The agents do not need special integrations. They read files, follow the procedure, write the output back to disk. The filesystem is the API.
This is the real payoff of the structure. If your company state lives in Notion, Slack, Google Docs, Jira, and Salesforce, no agent can reason about all of it. But if it lives in a folder, any agent that can read a file can understand the full state of the business and act on it.
Why this works
The whole thing is three nested loops at different timescales:
- Daily — morning brief → work → shutdown. Tight feedback, task-level.
- Weekly — cycle plan → execute → cycle review. Experiment-level. This is where most of the learning happens.
- Monthly / quarterly — worldview and strategy updates. Beliefs that survived multiple cycles harden into conviction.
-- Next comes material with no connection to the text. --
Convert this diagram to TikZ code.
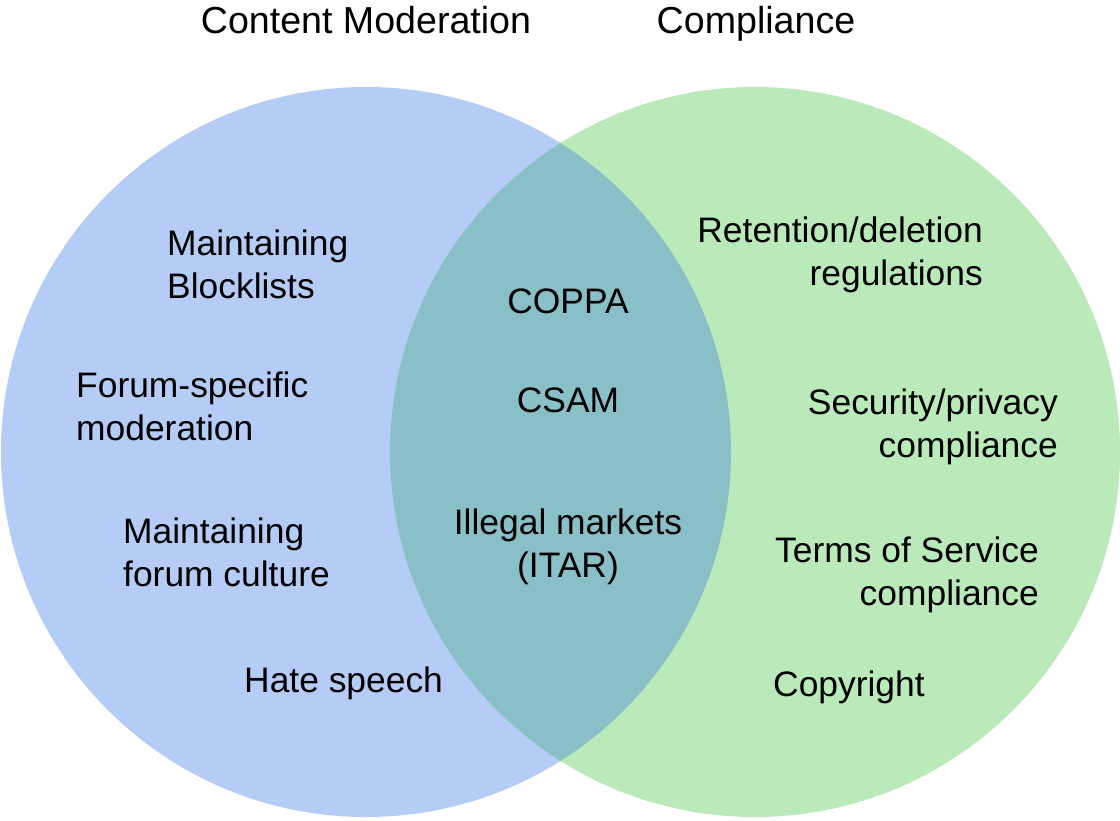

Each loop feeds the next. Daily observations bubble up into weekly reviews. Weekly learnings update the worldview. Durable worldview shifts reshape strategy. Strategy constrains the next cycle's planning. It compounds.
And because it is all files, it is all version-controlled. You can diff your beliefs from three months ago against today. You can grep across every cycle review you have ever written. You can trace exactly when and why you changed your mind about something.
I do not think this is the final form. But the core idea is right: structure your company state so that agents can read it, write it, and run procedures against it. Start with .self/, .cycle/, and a few SOPs. The rest will grow as you need it.